Verkehrsverdunstung möglich …

Bei vielen Verkehrsexpert:innen ist inzwischen unbestritten: Verkehr muss vermieden werden, um die negativen Folgen der Mobilität in den Griff zu bekommen. Ein Teil des Verkehrs verschwindet schlicht, wenn die Verkehrssituation sich verändert. Er weicht nicht auf alternative Strecken aus. Dies wurde kürzlich auch durch eine Doktorarbeit von Pauline Hosotte an der ETH Lausanne (EPFL) nachgewiesen. Das Phänomen heisst Verkehrsverdunstung. Es ist auch in der Realität vielfach nachgewiesen, so z. B. bei der Etablierung von Superblocks in Barcelona, wo die angrenzenden Strassen nicht mehr Verkehr registrieren.
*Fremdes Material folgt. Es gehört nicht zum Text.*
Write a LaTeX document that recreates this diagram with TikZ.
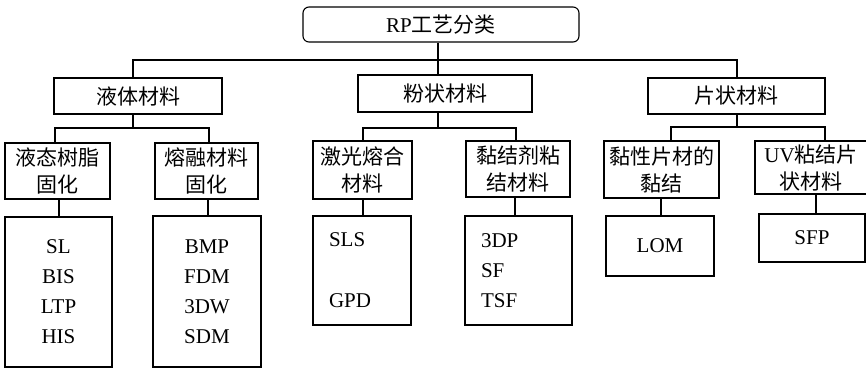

Die Arbeit hat die Veränderbarkeit des Verkehrsaufkommens bestätigt. Das bedeutet, dass sich die starke Automobilisierung der letzten 50 Jahre korrigieren lässt, wenn sich gesellschaftlich und politisch die Erkenntnis durchsetzt, dass es nachhaltigere Arten des Verkehrsverhaltens gibt.

aber handeln? Fehlanzeige

Es ist doch eigenartig: Die scheinbare Lösung ist also die Ursache der Verkehrsprobleme von morgen. Die handelnden Akteur:innen in der Verwaltung und Politik sind allerdings entweder noch in alten automobilen Denkmustern gefangen oder vermeiden Klartext zu reden. Wider besseres Wissen, weil offensichtlich die politischen Abhängigkeiten schweizweit zu gross erscheinen. Es sind also die Bürger:innen gefragt, um für eine Veränderung zu sorgen, die eine nachhaltige Verkehrspolitik ermöglicht.